Cryptocurrencies: High Risk, High Reward
Cryptocurrencies such as Bitcoin, Ethereum, and emerging altcoins represent a relatively new asset class. Unlike traditional markets, crypto trades nonstop, offering both opportunity and chaos. Price swings can be extreme, captivating profit-seeking traders while intimidating risk-averse investors.
Cryptos often move independently of traditional markets, which makes them a valuable diversification tool. Still, regulatory uncertainty, exchange security concerns, and speculative hype make disciplined position sizing crucial. For most traders, cryptocurrencies should occupy a smaller portion of the portfolio, acting as an aggressive growth component rather than a core holding.
Stocks: Long-Term Growth with Sector Flexibility
Equities offer exposure to corporate growth and innovation. Traders can focus on blue-chip stocks for stability, growth stocks for expansion, or dividend-paying companies for consistent income. Liquidity varies depending on market capitalization, but major stocks generally provide reliable entry and exit points. Unlike forex or crypto, equities are often influenced by earnings reports, industry trends, and overall economic health.
Traders who diversify across sectors such as technology, healthcare, energy, and consumer goods can reduce company-specific risk. In a trading portfolio, stocks can deliver both momentum trades and longer-term swing positions, depending on strategy.
Indices: Broad Market Exposure in a Single Position
Market indices such as the S&P 500, NASDAQ, FTSE 100, or DAX represent a collection of companies bundled into a single instrument. Trading indices allows individuals to speculate on the performance of an entire market without choosing individual stocks.
This approach smooths out volatility caused by single-company events and often follows macroeconomic trends more predictably. Index trading is especially popular among traders seeking exposure to major markets while avoiding the complexities of stock picking. It also pairs well with other asset classes for hedging purposes.
Constructing a Balanced Multi-Asset Strategy
To build a diversified trading portfolio, traders must consider not only which assets to include but also how they interact with one another. A common mistake is believing that holding many positions automatically equals diversification. If all positions move in the same direction during market stress, diversification has failed. For example, some currencies and stocks may react similarly to global risk sentiment, while certain cryptocurrencies may correlate with tech stocks during periods of optimism.

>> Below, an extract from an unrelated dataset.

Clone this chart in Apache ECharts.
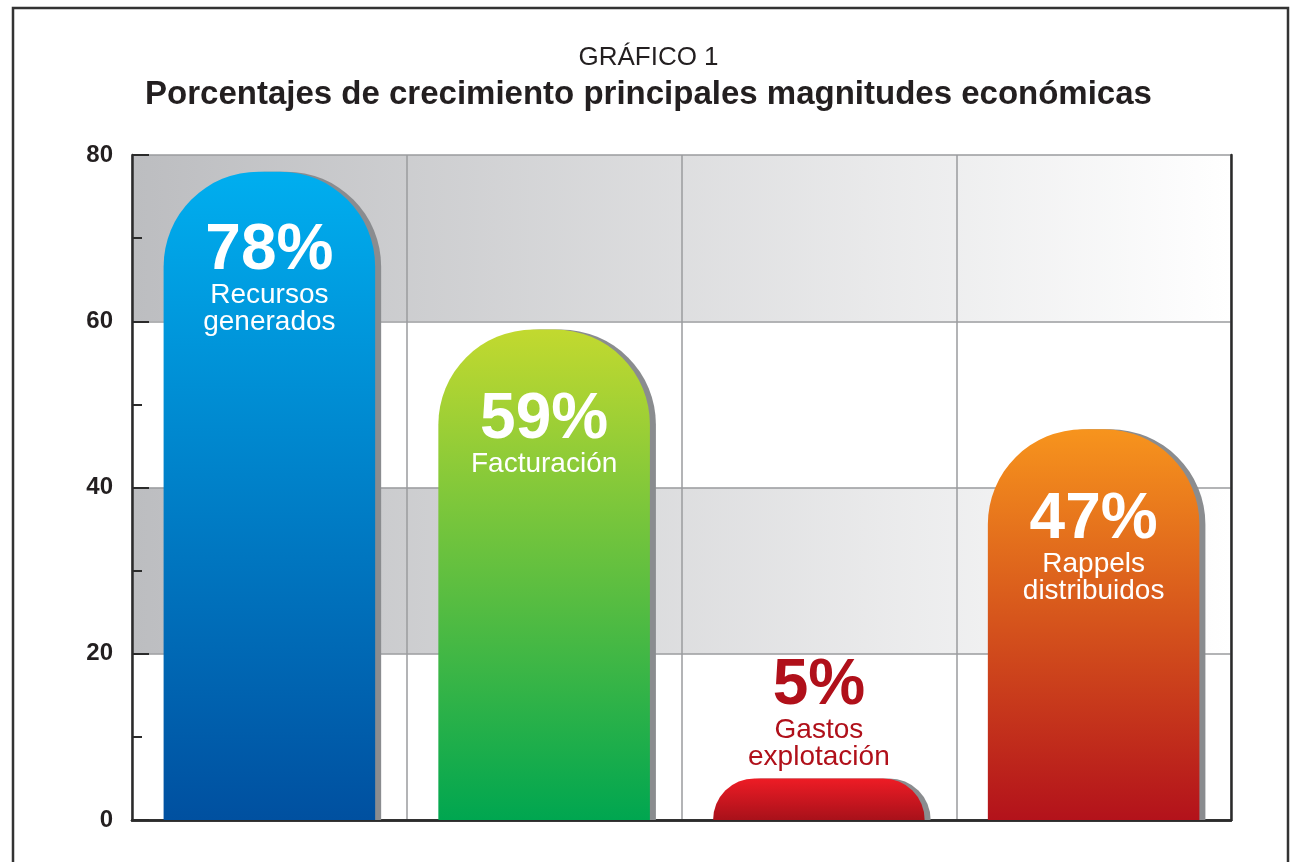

Risk allocation is more important than asset count. A trader might assign 40 percent of capital to stocks and indices for moderate growth, 30 percent to forex for liquidity and hedging, 20 percent to commodities for stability, and 10 percent to cryptocurrencies for speculative upside. These percentages are flexible and should reflect the trader’s risk tolerance, time horizon, and market knowledge.
Managing Risk and Volatility
Diversification does not eliminate risk, it spreads it. Each asset class responds differently to market shocks, but even a well-structured portfolio can experience drawdowns. Proper risk management involves stop-loss placement, adjusting position sizes based on volatility, and avoiding overexposure to correlated instruments. A disciplined trader treats diversification as a strategy, not a safety net.
Tracking performance is equally important. Regularly reviewing correlations between assets helps determine whether adjustments are necessary. Market conditions evolve, and a portfolio that was once well-balanced can become lopsided as trends change.
Trading across multiple asset classes offers flexibility, broader opportunity, and protection against one-sided market conditions. Currencies provide liquidity, cryptocurrencies deliver aggressive growth potential, stocks offer structured participation in corporate value, and indices grant stable market-wide exposure.
However, diversification is not about randomness, it is about constructing a portfolio where each asset has a defined purpose. Those who approach multi-asset trading with strategy, discipline, and constant evaluation will not only reduce risk but also position themselves for consistent performance in any market environment.